• Rows from a dataset of charts and code:
begin

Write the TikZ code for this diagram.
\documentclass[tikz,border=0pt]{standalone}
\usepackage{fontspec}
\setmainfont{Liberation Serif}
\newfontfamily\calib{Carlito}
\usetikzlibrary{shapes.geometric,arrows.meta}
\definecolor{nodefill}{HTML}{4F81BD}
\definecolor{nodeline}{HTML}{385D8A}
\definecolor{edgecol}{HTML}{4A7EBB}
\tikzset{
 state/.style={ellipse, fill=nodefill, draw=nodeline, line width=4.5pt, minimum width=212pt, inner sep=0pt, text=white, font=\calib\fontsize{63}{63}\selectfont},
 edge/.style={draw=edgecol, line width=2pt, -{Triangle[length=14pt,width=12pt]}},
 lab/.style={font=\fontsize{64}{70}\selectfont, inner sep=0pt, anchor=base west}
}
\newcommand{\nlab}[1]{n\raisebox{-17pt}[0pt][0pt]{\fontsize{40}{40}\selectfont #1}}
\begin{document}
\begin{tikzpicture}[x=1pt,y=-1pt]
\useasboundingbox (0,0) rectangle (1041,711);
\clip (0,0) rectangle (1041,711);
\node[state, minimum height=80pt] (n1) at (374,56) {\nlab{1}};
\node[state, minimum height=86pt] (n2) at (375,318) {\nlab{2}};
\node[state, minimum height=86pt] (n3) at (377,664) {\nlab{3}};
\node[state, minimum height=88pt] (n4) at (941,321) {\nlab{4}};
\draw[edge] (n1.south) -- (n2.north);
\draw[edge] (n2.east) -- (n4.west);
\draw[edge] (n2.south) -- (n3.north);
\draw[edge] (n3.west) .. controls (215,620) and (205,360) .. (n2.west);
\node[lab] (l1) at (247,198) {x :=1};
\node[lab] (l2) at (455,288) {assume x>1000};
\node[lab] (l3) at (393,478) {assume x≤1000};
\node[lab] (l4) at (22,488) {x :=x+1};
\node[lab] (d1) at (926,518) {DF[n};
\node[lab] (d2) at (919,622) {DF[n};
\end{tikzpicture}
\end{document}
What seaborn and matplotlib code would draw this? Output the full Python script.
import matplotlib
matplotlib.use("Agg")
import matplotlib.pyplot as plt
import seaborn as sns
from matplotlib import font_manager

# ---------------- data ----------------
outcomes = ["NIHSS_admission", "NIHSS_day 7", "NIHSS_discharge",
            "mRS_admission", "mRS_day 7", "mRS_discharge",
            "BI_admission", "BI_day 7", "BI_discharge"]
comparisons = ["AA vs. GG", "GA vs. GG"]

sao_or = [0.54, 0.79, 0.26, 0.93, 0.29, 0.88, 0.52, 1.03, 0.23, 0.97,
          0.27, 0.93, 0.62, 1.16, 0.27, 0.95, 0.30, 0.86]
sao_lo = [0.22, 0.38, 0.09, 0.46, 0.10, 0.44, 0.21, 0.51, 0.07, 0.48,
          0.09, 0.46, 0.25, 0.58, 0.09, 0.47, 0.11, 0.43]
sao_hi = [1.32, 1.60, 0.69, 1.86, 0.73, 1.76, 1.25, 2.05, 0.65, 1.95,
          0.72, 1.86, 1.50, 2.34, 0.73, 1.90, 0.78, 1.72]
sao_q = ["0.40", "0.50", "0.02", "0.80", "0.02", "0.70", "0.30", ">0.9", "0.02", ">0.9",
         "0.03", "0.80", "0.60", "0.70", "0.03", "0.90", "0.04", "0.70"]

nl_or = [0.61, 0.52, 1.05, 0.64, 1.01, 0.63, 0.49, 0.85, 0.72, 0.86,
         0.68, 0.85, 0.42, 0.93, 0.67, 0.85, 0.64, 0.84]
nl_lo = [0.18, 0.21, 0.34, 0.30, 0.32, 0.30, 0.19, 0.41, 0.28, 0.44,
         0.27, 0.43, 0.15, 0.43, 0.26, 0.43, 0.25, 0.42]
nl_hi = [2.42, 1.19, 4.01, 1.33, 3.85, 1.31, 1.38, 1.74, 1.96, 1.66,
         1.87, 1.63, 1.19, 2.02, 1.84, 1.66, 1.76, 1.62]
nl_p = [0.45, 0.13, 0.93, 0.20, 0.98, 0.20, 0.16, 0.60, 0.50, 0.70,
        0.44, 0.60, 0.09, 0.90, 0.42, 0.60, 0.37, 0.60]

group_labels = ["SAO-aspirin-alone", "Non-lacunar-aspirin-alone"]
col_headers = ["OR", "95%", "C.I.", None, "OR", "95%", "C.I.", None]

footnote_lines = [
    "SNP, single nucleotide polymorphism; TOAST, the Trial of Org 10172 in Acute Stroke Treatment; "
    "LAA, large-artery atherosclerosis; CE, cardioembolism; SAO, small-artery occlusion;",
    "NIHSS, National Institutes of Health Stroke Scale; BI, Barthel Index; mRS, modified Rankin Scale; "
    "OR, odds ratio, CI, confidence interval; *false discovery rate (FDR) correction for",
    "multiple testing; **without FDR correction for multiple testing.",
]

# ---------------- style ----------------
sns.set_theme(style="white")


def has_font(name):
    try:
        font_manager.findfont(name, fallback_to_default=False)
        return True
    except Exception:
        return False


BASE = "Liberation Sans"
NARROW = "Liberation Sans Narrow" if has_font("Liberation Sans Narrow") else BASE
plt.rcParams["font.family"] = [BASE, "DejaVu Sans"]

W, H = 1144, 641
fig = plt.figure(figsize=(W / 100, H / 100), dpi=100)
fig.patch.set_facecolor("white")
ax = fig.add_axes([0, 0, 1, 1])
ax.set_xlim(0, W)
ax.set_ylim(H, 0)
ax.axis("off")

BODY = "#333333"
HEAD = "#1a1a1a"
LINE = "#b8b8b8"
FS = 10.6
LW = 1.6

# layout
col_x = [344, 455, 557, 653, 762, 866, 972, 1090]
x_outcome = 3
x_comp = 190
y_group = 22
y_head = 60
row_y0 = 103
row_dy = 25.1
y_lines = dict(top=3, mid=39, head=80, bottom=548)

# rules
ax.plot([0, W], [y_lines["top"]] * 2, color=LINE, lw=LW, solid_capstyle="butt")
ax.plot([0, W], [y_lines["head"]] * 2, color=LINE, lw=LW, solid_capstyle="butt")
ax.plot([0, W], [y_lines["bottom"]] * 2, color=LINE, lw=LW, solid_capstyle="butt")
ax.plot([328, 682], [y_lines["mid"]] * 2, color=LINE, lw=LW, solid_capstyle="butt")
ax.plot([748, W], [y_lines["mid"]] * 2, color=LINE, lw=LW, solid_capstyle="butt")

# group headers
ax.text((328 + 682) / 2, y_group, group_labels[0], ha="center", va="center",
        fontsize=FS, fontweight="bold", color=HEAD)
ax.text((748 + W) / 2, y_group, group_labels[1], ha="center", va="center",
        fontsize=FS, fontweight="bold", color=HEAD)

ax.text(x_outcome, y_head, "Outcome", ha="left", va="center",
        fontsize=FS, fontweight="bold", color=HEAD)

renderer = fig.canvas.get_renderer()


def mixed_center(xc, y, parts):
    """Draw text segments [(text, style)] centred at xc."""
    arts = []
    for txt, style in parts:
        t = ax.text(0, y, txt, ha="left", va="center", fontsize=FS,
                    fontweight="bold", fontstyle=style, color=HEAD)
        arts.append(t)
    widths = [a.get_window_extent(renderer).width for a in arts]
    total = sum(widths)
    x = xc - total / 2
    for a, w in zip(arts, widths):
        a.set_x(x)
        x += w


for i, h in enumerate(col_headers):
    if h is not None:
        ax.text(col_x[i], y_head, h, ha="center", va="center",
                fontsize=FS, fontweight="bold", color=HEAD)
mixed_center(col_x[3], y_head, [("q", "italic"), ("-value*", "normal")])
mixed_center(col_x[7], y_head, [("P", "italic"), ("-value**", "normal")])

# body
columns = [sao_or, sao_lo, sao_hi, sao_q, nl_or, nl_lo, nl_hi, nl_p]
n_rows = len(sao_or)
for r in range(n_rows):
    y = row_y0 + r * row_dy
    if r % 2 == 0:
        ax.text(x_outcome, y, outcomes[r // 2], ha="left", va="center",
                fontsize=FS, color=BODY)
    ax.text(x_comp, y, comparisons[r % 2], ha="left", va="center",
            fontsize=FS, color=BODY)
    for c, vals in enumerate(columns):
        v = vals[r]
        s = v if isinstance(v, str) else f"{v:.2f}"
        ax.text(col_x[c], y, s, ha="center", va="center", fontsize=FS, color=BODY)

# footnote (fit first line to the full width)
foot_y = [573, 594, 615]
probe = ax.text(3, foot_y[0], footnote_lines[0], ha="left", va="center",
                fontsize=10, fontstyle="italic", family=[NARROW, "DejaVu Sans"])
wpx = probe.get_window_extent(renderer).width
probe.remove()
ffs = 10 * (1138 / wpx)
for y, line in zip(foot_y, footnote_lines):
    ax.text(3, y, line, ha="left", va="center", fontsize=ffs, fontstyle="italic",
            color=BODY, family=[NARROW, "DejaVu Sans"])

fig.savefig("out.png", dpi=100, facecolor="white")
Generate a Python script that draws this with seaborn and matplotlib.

end

• Objective:
Above are the lines; repeat exactly the ones from the line containing "What seaborn and" down to the line containing "from matplotlib import font_manager", both inclusive.

• Completed exercise:
What seaborn and matplotlib code would draw this? Output the full Python script.
import matplotlib
matplotlib.use("Agg")
import matplotlib.pyplot as plt
import seaborn as sns
from matplotlib import font_manager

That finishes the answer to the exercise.